CHARLOTTESVILLE, Va. (CVILLE RIGHT NOW) The attorney for the Virginia state trooper charged with leaving threatening notes on a neighbor’s apartment door said his client is protected by his Constitutional right to freedom of speech, and that will be central to Trooper Logan G. Pingley’s upcoming defense.

“Trooper Pingley is on the video, leaving the note. We’re not going to dispute the obvious,” attorney Brady Nicks told Cville Right Now on Friday. “The two central issues in this case are, that he was operating within the protection of his First Amendment right to free speech, so that no crime had been committed, and that this alleged victim inadvertently received this note. She was not the intended recipient of the note.”

Pingley, a trooper assigned to the Appomattox Division Area 18 office in Charlottesville, was indicted Monday on one count of felony communicating a written threat.

A woman said her boyfriend found a note on her apartment door shortly after 9 p.m. on Nov. 8 that read, “You’re not safe here” and “F— around and find out.” The couple reviewed doorbell video footage, then contacted the Albemarle County Police Department.

Police identified and then charged Pingley, who is on administrative leave pending the outcome of this case and an internal investigation by the VSP Professional Standards Division.

Nicks confirmed that the woman whose apartment the note was left at was not the intended recipient and that the intended recipient was “not unknown to law enforcement,” he said.

“This was motivated by Trooper Pingley’s desire to prevent harm in the neighborhood.

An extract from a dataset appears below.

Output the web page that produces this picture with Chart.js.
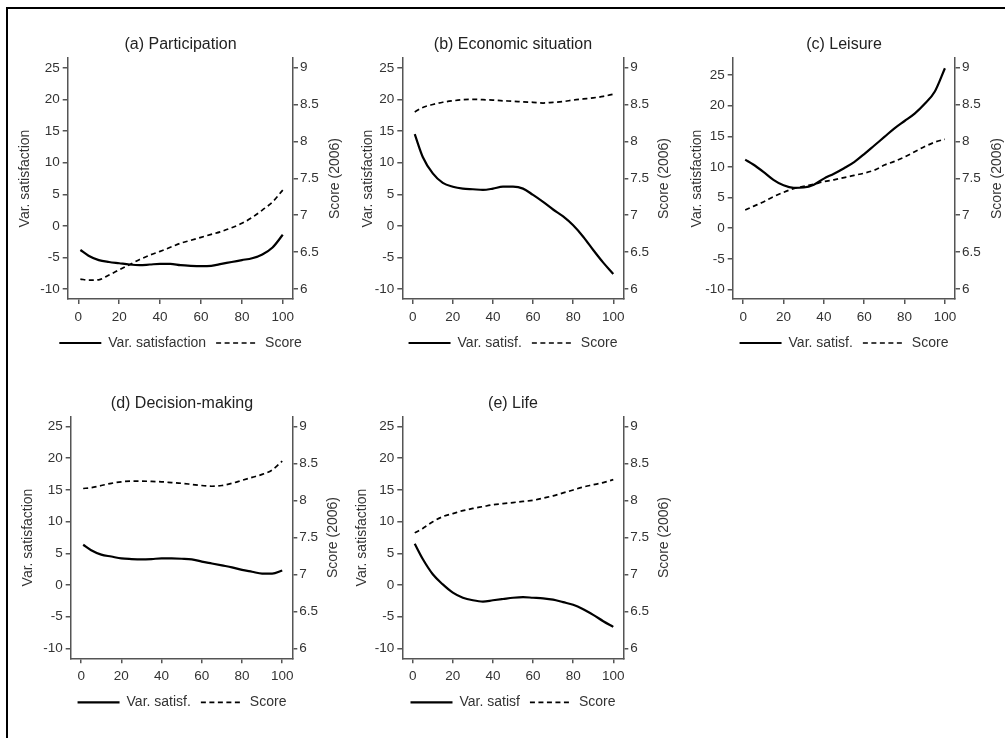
<!DOCTYPE html>
<html>
<head>
<meta charset="utf-8">
<script src="https://cdn.jsdelivr.net/npm/chart.js@4.4.1/dist/chart.umd.min.js"></script>
<style>
  html, body { margin: 0; padding: 0; background: #fff; overflow: hidden; width: 1005px; height: 738px; }
  #frame { position: absolute; left: 6px; top: 7px; width: 1010px; height: 740px; border-top: 2px solid #000; border-left: 2px solid #000; }
  canvas { position: absolute; }
</style>
</head>
<body>
<div id="frame"></div>
<canvas id="chartA" width="341" height="332" style="left:10px;top:30px"></canvas>
<canvas id="chartB" width="336" height="332" style="left:345px;top:30px"></canvas>
<canvas id="chartC" width="322" height="332" style="left:683px;top:30px"></canvas>
<canvas id="chartD" width="336" height="332" style="left:14px;top:390px"></canvas>
<canvas id="chartE" width="336" height="332" style="left:345px;top:390px"></canvas>
<script>
// ---------- Data ----------
const xPts = [1, 5, 10, 15, 20, 25, 30, 35, 40, 45, 50, 55, 60, 65, 70, 75, 80, 85, 90, 95, 100];
const xTicks = [0, 20, 40, 60, 80, 100];
const satTicks = [-10, -5, 0, 5, 10, 15, 20, 25];
const scoreTicks = [6, 6.5, 7, 7.5, 8, 8.5, 9];

const partSat   = [-3.8, -4.7, -5.4, -5.7, -5.9, -6.1, -6.2, -6.1, -6.0, -6.0, -6.2, -6.3, -6.35, -6.3, -6.0, -5.7, -5.4, -5.1, -4.5, -3.4, -1.4];
const partScore = [6.135, 6.12, 6.125, 6.19, 6.26, 6.33, 6.40, 6.46, 6.51, 6.565, 6.62, 6.66, 6.70, 6.74, 6.78, 6.83, 6.89, 6.97, 7.07, 7.18, 7.34];

const econSat   = [14.5, 10.9, 8.3, 6.8, 6.2, 5.9, 5.8, 5.7, 5.9, 6.2, 6.2, 5.9, 4.9, 3.8, 2.6, 1.5, 0.1, -1.7, -3.8, -5.8, -7.6];
const econScore = [8.40, 8.46, 8.50, 8.53, 8.55, 8.565, 8.57, 8.565, 8.56, 8.55, 8.545, 8.535, 8.53, 8.52, 8.53, 8.54, 8.56, 8.575, 8.59, 8.61, 8.64];

const leisSat   = [11.2, 10.4, 9.2, 7.9, 7.0, 6.6, 6.65, 7.1, 8.1, 8.9, 9.8, 10.8, 12.1, 13.5, 14.9, 16.3, 17.5, 18.7, 20.3, 22.3, 26.1];
const leisScore = [7.07, 7.12, 7.18, 7.25, 7.31, 7.36, 7.39, 7.42, 7.455, 7.48, 7.51, 7.54, 7.57, 7.61, 7.68, 7.73, 7.79, 7.86, 7.93, 7.99, 8.03];

const decSat    = [6.36, 5.5, 4.8, 4.5, 4.2, 4.1, 4.05, 4.1, 4.2, 4.2, 4.15, 4.05, 3.7, 3.4, 3.1, 2.8, 2.4, 2.1, 1.8, 1.8, 2.3];
const decScore  = [8.16, 8.17, 8.20, 8.23, 8.25, 8.26, 8.26, 8.255, 8.25, 8.24, 8.23, 8.215, 8.20, 8.19, 8.20, 8.23, 8.27, 8.31, 8.35, 8.41, 8.53];

const lifeSat   = [6.5, 4.1, 1.7, 0.1, -1.2, -2.0, -2.4, -2.6, -2.4, -2.2, -2.0, -1.9, -2.0, -2.1, -2.3, -2.7, -3.1, -3.8, -4.7, -5.7, -6.6];
const lifeScore = [7.56, 7.62, 7.71, 7.78, 7.82, 7.86, 7.89, 7.915, 7.94, 7.955, 7.97, 7.985, 8.0, 8.03, 8.06, 8.10, 8.14, 8.18, 8.21, 8.24, 8.28];

// ---------- Styling ----------
const textColor = '#333';
const axisColor = '#555';
const fontFamily = '"Liberation Sans", Arial, Helvetica, sans-serif';
Chart.defaults.font.family = fontFamily;
Chart.defaults.color = textColor;
Chart.defaults.animation = false;

// right axis title reads bottom-to-top in the original, so draw it ourselves
const rightTitle = {
  id: 'rightTitle',
  afterDraw(chart, args, opts) {
    const s = chart.scales.yR;
    const ctx = chart.ctx;
    ctx.save();
    ctx.translate(s.left + opts.dist, (s.top + s.bottom) / 2);
    ctx.rotate(-Math.PI / 2);
    ctx.font = '14px ' + fontFamily;
    ctx.fillStyle = textColor;
    ctx.textAlign = 'center';
    ctx.textBaseline = 'middle';
    ctx.fillText(opts.text, 0, 0);
    ctx.restore();
  }
};

const axisLines = () => ({
  border: { display: true, color: axisColor, width: 1.5 },
  grid: { drawOnChartArea: false, drawTicks: true, tickLength: 5, color: axisColor, lineWidth: 1.5 }
});

const toPts = (ys) => ys.map((y, i) => ({ x: xPts[i], y }));

// legend keys should show the dataset's own line (width + dash)
function lineLabels(chart) {
  return Chart.defaults.plugins.legend.labels.generateLabels(chart).map(item => {
    const ds = chart.data.datasets[item.datasetIndex];
    item.lineDash = ds.borderDash || [];
    item.lineWidth = ds.borderWidth;
    item.strokeStyle = ds.borderColor;
    return item;
  });
}

function createPanel(id, title, satLabel, sat, score, satMax, lay) {
  const ctx = document.getElementById(id).getContext('2d');
  return new Chart(ctx, {
    type: 'line',
    data: {
      datasets: [{
        label: satLabel,
        data: toPts(sat),
        yAxisID: 'y',
        borderColor: '#000',
        backgroundColor: '#000',
        borderWidth: 2.2,
        pointRadius: 0,
        cubicInterpolationMode: 'monotone',
        fill: false
      }, {
        label: 'Score',
        data: toPts(score),
        yAxisID: 'yR',
        borderColor: '#000',
        backgroundColor: 'rgba(0,0,0,0)',
        borderWidth: 1.7,
        borderDash: [5, 3.5],
        pointRadius: 0,
        cubicInterpolationMode: 'monotone',
        fill: false
      }]
    },
    options: {
      responsive: false,
      layout: { padding: { left: 0, right: 0, top: lay.pt, bottom: lay.pb } },
      plugins: {
        title: {
          display: true,
          text: title,
          color: '#222',
          font: { size: 16, weight: 'normal' },
          padding: { top: 0, bottom: lay.tb }
        },
        legend: {
          position: 'bottom',
          labels: {
            usePointStyle: true,
            pointStyle: 'line',
            pointStyleWidth: 42,
            padding: 10,
            color: textColor,
            font: { size: 14 },
            generateLabels: lineLabels
          }
        },
        tooltip: { enabled: false },
        rightTitle: { text: 'Score (2006)', dist: lay.rd }
      },
      scales: {
        x: {
          type: 'linear',
          min: -5.2,
          max: 105,
          afterBuildTicks: (s) => { s.ticks = xTicks.map(v => ({ value: v })); },
          afterFit: (s) => { s.height = 27; },
          ticks: { padding: 5, color: textColor, font: { size: 13.5 } },
          ...axisLines()
        },
        y: {
          position: 'left',
          min: -11.55,
          max: satMax,
          afterBuildTicks: (s) => { s.ticks = satTicks.map(v => ({ value: v })); },
          afterFit: (s) => { s.width = lay.wl; },
          ticks: { padding: 3, color: textColor, font: { size: 13.5 } },
          title: { display: true, text: 'Var. satisfaction', color: textColor, font: { size: 14 }, padding: { top: lay.tl, bottom: 0 } },
          ...axisLines()
        },
        yR: {
          position: 'right',
          min: 5.865,
          max: 9.13,
          afterBuildTicks: (s) => { s.ticks = scoreTicks.map(v => ({ value: v })); },
          afterFit: (s) => { s.width = lay.wr; },
          ticks: { padding: 2, color: textColor, font: { size: 13.5 }, callback: (v) => String(v) },
          ...axisLines()
        }
      }
    },
    plugins: [rightTitle]
  });
}

// ---------- Create panels ----------
createPanel('chartA', '(a) Participation', 'Var. satisfaction', partSat, partScore, 26.55,
  { pt: 5.4, pb: 2, tb: 3.4, wl: 57.7, wr: 58, tl: 6.6, rd: 42 });
createPanel('chartB', '(b) Economic situation', 'Var. satisf.', econSat, econScore, 26.55,
  { pt: 5.4, pb: 2, tb: 3.4, wl: 57.3, wr: 57.7, tl: 14.9, rd: 41 });
createPanel('chartC', '(c) Leisure', 'Var. satisf.', leisSat, leisScore, 27.78,
  { pt: 5.4, pb: 2, tb: 3.4, wl: 49.7, wr: 50, tl: 5.3, rd: 41.7 });
createPanel('chartD', '(d) Decision-making', 'Var. satisf.', decSat, decScore, 26.55,
  { pt: 3.7, pb: 2.7, tb: 3.8, wl: 56.7, wr: 57.7, tl: 5.9, rd: 41 });
createPanel('chartE', '(e) Life', 'Var. satisf', lifeSat, lifeScore, 26.55,
  { pt: 3.7, pb: 2.7, tb: 3.8, wl: 57.3, wr: 57.7, tl: 8.9, rd: 41 });
</script>
</body>
</html>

He was seeking to protect people in his community,” Nicks said. “Trooper Pingley had credible evidence from multiple sources, that the person who was the intended recipient of the note, posed a serious risk to other people in the apartment complex and that is what motivated Trooper Pingley to leave that note.”

Nicks went on to say, “I think Pingley perceived a duty to protect the public at all times and that’s what he was doing here. He did take steps to inform law enforcement of what was going on.”

Jeff Fogel, the attorney for the woman who received the notes, dismissed the possibility that Pingley’s actions could be protected under the First Amendment.

“That blew me off the stage,” Fogel told Cville Right Now. “It’s like a bank robber goes into a bank, gives a note to the teller that says, ‘I have a gun. Give me all your money,’ and then claims that that’s protected by the First Amendment of the Constitution. Not really. And the same thing is true threatening words have never been protected by the constitution. It’s all a very bizarre occurrence.”

Nicks argued that that wording in Pingley’s notes, however, didn’t constitute a threat.

“A threat occupies a very specific area of the law and requires a degree of particularity that isn’t present here,” Nicks said. “There is no mention of the consequences. There’s no description of the mechanism by which the injury will occur, it’s not directed at a certain person. Those and other factors take it out of the realm of a threat, criminally speaking, and they bring it under the protection of the First Amendment.”

“The language that was left in the note is in a category or speech that is abrasive and some may find it offensive, but that’s the type of language is protected by the first amendment,” Nicks said.

The case could boil down to whether or not the jury believes the language on the notes was threatening or not, said former U.S. Attorney for the Western District of Virginia Tim Heaphy.

“My understanding is that there’s no factual dispute that the trooper is the one who wrote and placed those notes on the door of the neighbor,” Heaphy told Cville Right Now on Friday. “The legal question is, ‘Is that threatening?’ I believe the legal standard is, ‘Would a reasonable person who read those notes feel as if he or she was in danger? Does the language give rise to a legitimate and reasonable fear?” And the language here, ‘You’re not safe here,’ and an expletive, strikes me as the kind of thing, if it was posted on my door, I would feel as if somebody’s mad enough to say, I’m not safe. That certainly would put me in fear of bodily safety. The first amendment doesn’t protect threats.”

Heaphy said that, legally speaking, who Pingley intended the note for is not relevant, and that, as a law enforcement officer, there would be other more appropriate ways to address suspicions about criminal conduct in the neighborhood.

“A state trooper would know that the remedy is to go get a search warrant or do some law enforcement surveillance,” Heaphy said. “It’s not someone taking the law into his own hands and attempting to intimidate and stop the conduct. A state trooper would know that. This feels a little like vigilantism to me.”